Kyrgyzstan’s ruling coalition collapses after president’s party quits

Kyrgyzstan’s ruling coalition collapses after president’s party quits
By bne IntelliNews October 24, 2016

The Social Democratic Party of Kyrgyzstan (SDPK) has decided to withdraw from the four-party ruling coalition over disagreements with partners over constitutional reform plans, SDPK said on October 24.

The move means the coalition government of Prime Minister Sooronbai Zheenbekov will have to resign, six month after it came to power. Under the Kyrgyz legislation, the withdrawal of one coalition party automatically means the dissolution of the coalition and the resignation of the government that it formed.

SDPK, led by close allies of Kyrgyz President Almazbek Atambayev, said the decision to quit the coalition came after partners refused to support constitutional reforms that some claim represent an attempt by the president to consolidate his power. 

SDPK leader Isa Omurkulov told news agency on October 24 that the decision to quit the ruling coalition was made at a meeting of the party earlier the same day citing “irreconcilable political views”. Though the collapse of the ruling coalition means the government automatically resigns, unnamed parliament sources told that Zheenbekov might stay as head of the government until the spring.

Before the collapse, the ruling coalition consisted of SDPK, which holds 38 seats in the 120-member parliament, Ata-Meken (11 seats), the Kyrgyzstan Party (18 seats) and Onuguu-Progress (13 seats). SPDK is locked in a dispute with Ata Meken over the constitutional referendum that is scheduled to be held on December 11. While SDPK, which was headed by Atambayev before his election as president, is backing the referendum, Ata Meken is opposing it, arguing that the change would give the prime minister too much power.

Atambayev now has three working days to ask one of the parliamentary parties to form a new majority coalition.

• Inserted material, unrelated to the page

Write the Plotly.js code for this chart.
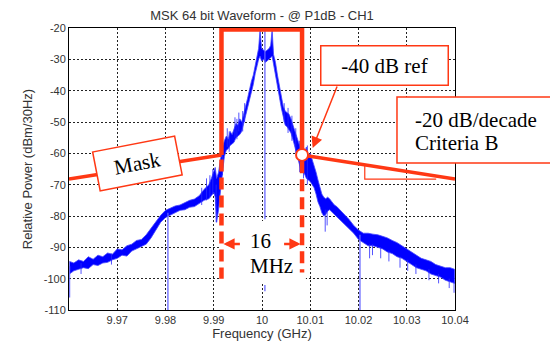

Due to Atambayev’s affiliation with SDPK and the fact that the party controls the highest number of seats in the parliament, the president most certainly will ask SDPK to form the new ruling coalition.

Unnamed parliament sources told that the new ruling coalition will likely be formed by SDPK, Kyrgyzstan Party and Respublika - Ata Jurt (RAJ). Ata Meken and Onuguu-Progress parties will not be part of the ruling majority. RAJ holds 28 seats in the parliament, meaning the new ruling coalition will control 84 parliamentary seats, up from 80 seats under the previous coalition.

RAJ is interested in joining the majority coalition, the party's deputy head Ruslan Kazakbayev told Sputnik Kyrgyzstan. That will mean Ata-Meken and Onuguu-Progress will move into opposition together with Bir Bol party, which holds 12 seats.

A new coalition will likely allow SDPK - the party loyal to Atambayev - to carry on with its plans to hold a constitutional referendum. The referendum seeks to strengthen the powers of the prime minister against that of the presidency. Some critics say the move is aimed at getting Atambayev into the prime minister’s post when his term ends. Others believe that Atambayev hopes to install his own loyal prime minister, who will answer to him and his party once his term as president ends.

The Central Asian nation's constitution bars Atambayev from running for a second term when his mandate ends in 2017. 

The Venice Commission, the Council of Europe's advisory body for legislative affairs, issued a preliminary report in August saying the proposed constitutional amendments would negatively impact the balance of powers by strengthening the powers of the executive, while weakening both the parliament and, to a greater extent, the judiciary. “Overall, some of the proposed amendments raise concerns with regard to key democratic principles, in particular the rule of law, the separation of powers and the independence of the judiciary, and have the potential to encroach on certain human rights and fundamental freedoms,” the report read.

The mostly Muslim country with a population of 6mn has been volatile for over the past decade. Violent revolutions toppled two successive regimes in 2005 and 2010. That threatens the political stability of the country in the event that Atambayev attempts to stay in power.